In particular, textual metadata, ACLs, cutting information or anything like that is not stored on the file system!

The database never references files by absolut path or URL. At most, it stores a path relative to the configured storage.dir, but potentially in an even more implicit way.

(¹) File system = local file system, or NFS, or S3 storage or potentially others.

Derived data storage

For different purposes, it might be useful to store the same data again in a different form. For example, using a search index for full text search. (Note however: whenever possible and useful, use DB indices built into the DBMS.)

These derived data sources can be slightly behind the DB (e.g. due to indexing times), which is acceptable. However, it is crucially important that data only ever flows from the DB into other data stores, never the other way around. Deleting all derived data stores must never result in data loss as they can always be regenerated from the DB. Rebuilding derived data stores must always results in the same result, regardless of what the derived store previously contained. Opencast should do its best to keep the derived data stores in sync in a timely manner.

Promised properties

This data model promises certain properties about certain fields/data, for example: "there is a non-empty title", "this is an array of strings" or "the duration matches the duration all tracks".

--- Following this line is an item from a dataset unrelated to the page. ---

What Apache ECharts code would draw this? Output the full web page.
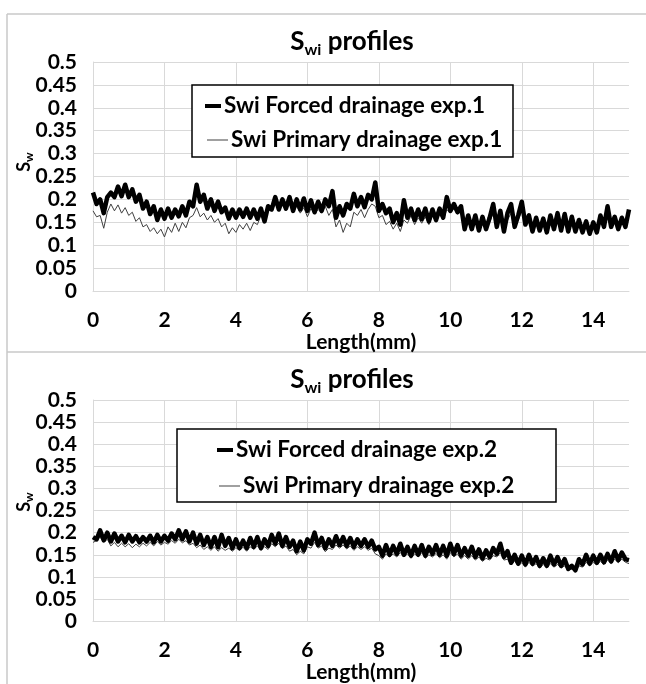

  • It's Opencast's responsibility to ensure these properties. Whenever an entity is added or changed, these properties need to be maintained, usually by rejecting the change request (e.g. 4xx response in API).
  • If an entity does not have these properties, this should be considered a bug in Opencast and should be fixed ASAP.
    • We should never find us in the situation where external apps (e.g. LMS plugins) need to work around a broken property of Opencast.
  • The same goes for legacy events, which might be broken in the new model. They cannot be kept as is, they need to be changed/migrated to exhibit these properties.
  • The implementation should try, wherever possible, to make broken events impossible to represent. As a simple example, the title field in the DB should be non null.

Well defined API response

While not technically part of the data model, the possible responses of APIs should be well defined and documented. The documentation should automatically be derived from the code in order to keep it up to date (which otherwise will absolutely fail). The implementation details need to be figured out, but the idea is that the same "code" (e.g. a Java record definition with attributes) that leads to the serialized API response is also used as source for the documentation.

Users of the API should never need to look at an actual response to know what to expect. An actual response is always something specific and does not communicate what fields are optional and what possible values to expect for each field.